Healthcare facilities, including pharmacies, are exempt from the split-shift system and can be visited any day they are open. All restaurants are closed to sit-in diners, but can be open for takeout and delivery.

Applications for exemption by other businesses via email are reviewed case by case. Baby shops, for instance, can open for expectant mothers from 9 a.m. until 1 p.m.

People can exercise for 90 minutes a day between 6 a.m. and 6 p.m., except on Sundays, but access to public beaches (i.e. up to high watermark) and all sorts of fishing are banned — as are water sports for now — as part of efforts to conserve police resources.
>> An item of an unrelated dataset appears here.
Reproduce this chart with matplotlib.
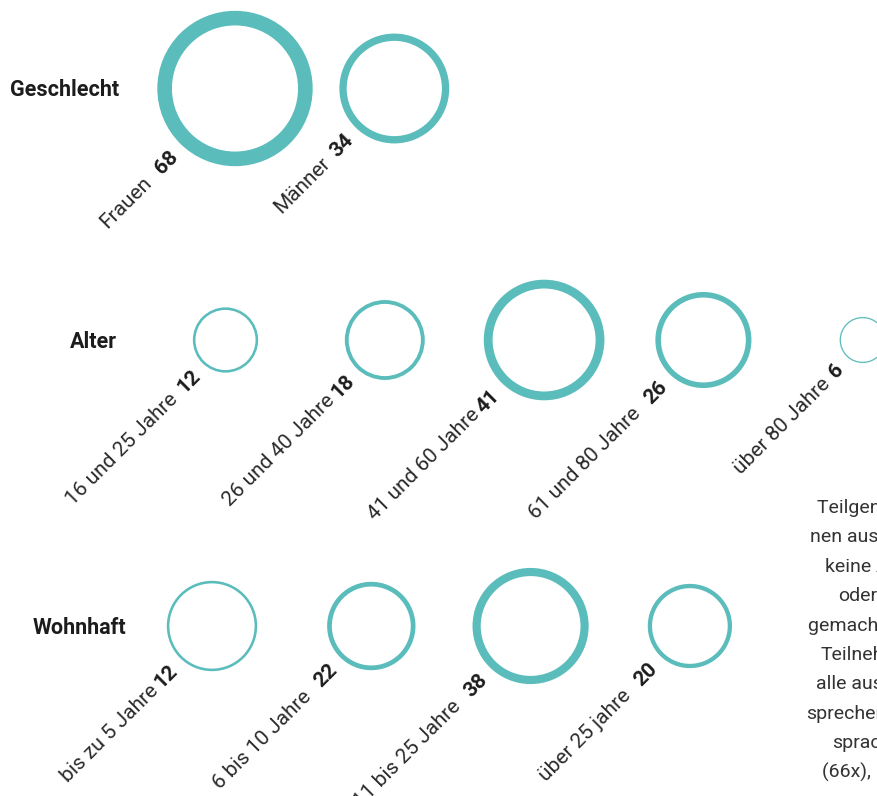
import numpy as np
import matplotlib.pyplot as plt
from matplotlib.patches import Circle

# data
geschlecht_labels = ["Frauen", "Männer"]
geschlecht_values = [68, 34]

alter_labels = ["16 und 25 Jahre", "26 und 40 Jahre", "41 und 60 Jahre",
                "61 und 80 Jahre", "über 80 Jahre"]
alter_values = [12, 18, 41, 26, 6]

wohnhaft_labels = ["bis zu 5 Jahre", "6 bis 10 Jahre", "11 bis 25 Jahre", "über 25 jahre"]
wohnhaft_values = [12, 22, 38, 20]
# the first circle in this row is drawn bigger than its value in the original
wohnhaft_area = [23, 22, 38, 20]

# extra space between label and number (in spaces) as seen in the picture
geschlecht_gap = [2, 1]
alter_gap = [1, 0, 0, 2, 1]
wohnhaft_gap = [0, 2, 2, 2]

side_text = ["Teilgenommen haben", "nen aus der ganzen", "keine Angabe",
             "oder", "gemacht haben.", "Teilnehmende", "alle aus",
             "sprechen", "sprachen", "(66x), Englisch"]

# layout (pixels)
W, H = 877, 796
TEAL = '#5bbcbc'
INK = '#1c1c1c'
FONT = 'Roboto'
r_scale = 9.42      # outer radius = r_scale * sqrt(value)
lw_scale = 0.215    # stroke width (px) per unit value
step = 159.3

rows = [
    ("Geschlecht", 10, 88.5, 235, geschlecht_labels, geschlecht_values, geschlecht_values, geschlecht_gap),
    ("Alter", 70, 340, 225.5, alter_labels, alter_values, alter_values, alter_gap),
    ("Wohnhaft", 33, 626, 212, wohnhaft_labels, wohnhaft_values, wohnhaft_area, wohnhaft_gap),
]

fig = plt.figure(figsize=(W / 100, H / 100), dpi=100)
ax = fig.add_axes([0, 0, 1, 1])
ax.set_xlim(0, W)
ax.set_ylim(H, 0)
ax.axis('off')
renderer = fig.canvas.get_renderer()

d = np.array([1, -1]) / np.sqrt(2)  # text direction (data coords, y down)


def text_width(s, **kw):
    t = ax.text(0, 0, s, **kw)
    w = t.get_window_extent(renderer).width
    t.remove()
    return w


lab_kw = dict(fontsize=15, family=FONT, fontweight='normal', color='#2a2a2a')
num_kw = dict(fontsize=15, family=FONT, fontweight='bold', color=INK)
space_w = text_width("a a", **lab_kw) - text_width("aa", **lab_kw)

for title, tx, cy, x0, labels, values, areas, gaps in rows:
    ax.text(tx, cy + 7.5, title, fontsize=15.5, family=FONT, fontweight='bold',
            color=INK, ha='left', va='baseline')
    for i, (lab, v, a, g) in enumerate(zip(labels, values, areas, gaps)):
        cx = x0 + i * step
        lw_px = lw_scale * v
        r_out = r_scale * np.sqrt(a)
        ax.add_patch(Circle((cx, cy), r_out - lw_px / 2, fill=False,
                            edgecolor=TEAL, linewidth=lw_px * 0.72))
        # number sits just below-left of the ring, label runs on from it
        along = r_out + 11
        perp = 9
        px = cx + (-along + perp) / np.sqrt(2)
        py = cy + (along + perp) / np.sqrt(2)
        ax.text(px, py, str(v), rotation=45, rotation_mode='anchor',
                ha='right', va='baseline', **num_kw)
        wn = text_width(str(v), **num_kw)
        off = wn + (g + 0.6) * space_w
        lx, ly = np.array([px, py]) - off * d
        ax.text(lx, ly, lab, rotation=45, rotation_mode='anchor',
                ha='right', va='baseline', **lab_kw)

side_x = [817, 810, 825, 838, 808, 821, 816, 806, 832, 822]
for j, (s, x) in enumerate(zip(side_text, side_x)):
    ax.text(x, 508 + j * 29.4, s, fontsize=14, family=FONT, fontweight='normal',
            color='#333333', ha='left', va='center', clip_on=False)

fig.savefig('out.png', dpi=100)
Separated parents are permitted to take their children from one house to another for shared-custody arrangements

 

Cayman roads

At other times, only emergency services and essential workers with written exemption letters are allowed on the road. If police believe someone has breached those regulations, they can issue on-the-spot fines to be paid within 28 days or be brought to court. The accused can plead not guilty plea at Summary Court on the date specified on the ticket, but risks a higher fine or even a jail sentence.

Sundays are hard curfew days, with no exercise or trips out of the house or yard permitted, except that a specific exemption allows people to leave their homes at any time in emergencies when they are at risk of injury or death.

Taxis could operate with up to two passengers.

Public gatherings of more than two people are banned, and schools and churches are closed, although most churches are trying to provide virtual services. The continuation of the original exemptions for weddings and funerals with under 11 guests was under review.

Exit strategy

The Cayman premier has rejected some businesses’ calls to reopen the economy now, prioritising saved lives over economic concerns, by keeping the borders shut to visitors and using mass testing to trace contacts and stop the virus. If Covid-19 takes hold in that community, Public Health England projects from other countries’ experiences that the worst-case scenario could result in nearly 1,000 deaths in that territory.

Public Health England and local health officials advised the premier that after 14 consecutive days with no new positive cases, restrictions might be lifted carefully on a “phased basis” learning from other countries’ experiences and what had worked elsewhere. Better economically and health-wise to endure the current soft and hard curfews than to reopen too soon and risk being in and out of lockdown until 2021.